Tom Finkelpearl is an American arts promoter, former museum director, and former Commissioner of the New York City Department of Cultural Affairs.[5] He was appointed in 2014 by New York City mayor Bill de Blasio[5] and served through the end of 2019.[6]

Early life and career[edit]

He graduated from Phillips Academy in Andover, Massachusetts in 1974, from Princeton University in 1979 and from Hunter College (MFA) in 1983.
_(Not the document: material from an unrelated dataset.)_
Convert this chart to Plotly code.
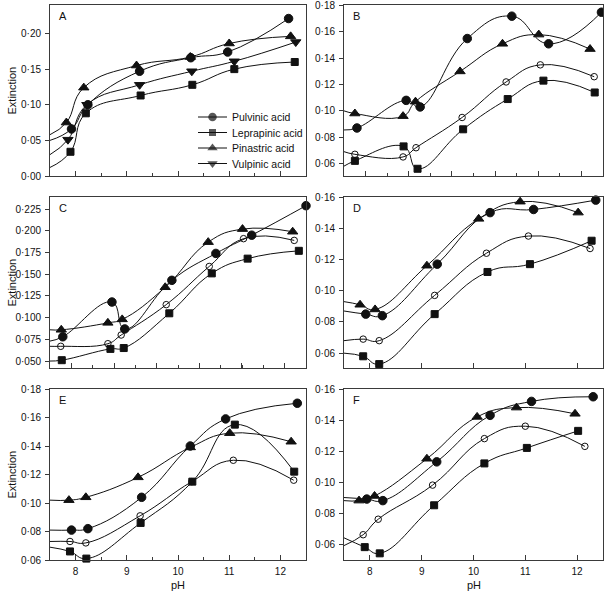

Before joining city government, Finkelpearl served for 12 years as director of the Queens Museum from 2002 to 2014.[2] While serving as director, he hired community organizers to emphasize the diversity of the immigrant population.[4] He presided over the museum's $68 million renovation effort.[4] He doubled the size of the Queens Museum and saw its budget grow from $2.3 million to $4.9 million.[7] He served under mayor David Dinkins and Rudy Giuliani by running the city's Percent for Art program.[7]

City government[edit]

As commissioner, he oversaw city funding of nonprofit arts organizations, and is leading an effort to promote cultural diversity in arts programs citywide.[2][8] His department is in charge of a $156 million budget.[4] His approach to arts has been described as populist[7] and he sees art and artists as making a valuable contribution to the overall economic health of the city.[9]

In July 2017, Mayor de Blasio and Commissioner Finkelpearl announced the launch of CreateNYC, a 10-year cultural plan to increase access to arts and culture programming in all five boroughs and help make New York's cultural institutions more reflective of the city’s multiethnic, multicultural population,[10] having previously stated that "every corner of this city needs to have art."[11] He introduced a program to offer free access to member institutions using a municipal identification card.[8]

Finkelpearl was criticized for his disagreements with public opinion of two future public monuments in Central Park: a women's suffrage monument that will be the park's first depicting real women, as well as a statue to replace J. Marion Sims, one of the first gynecologists who also performed experimental surgeries on enslaved women.[12]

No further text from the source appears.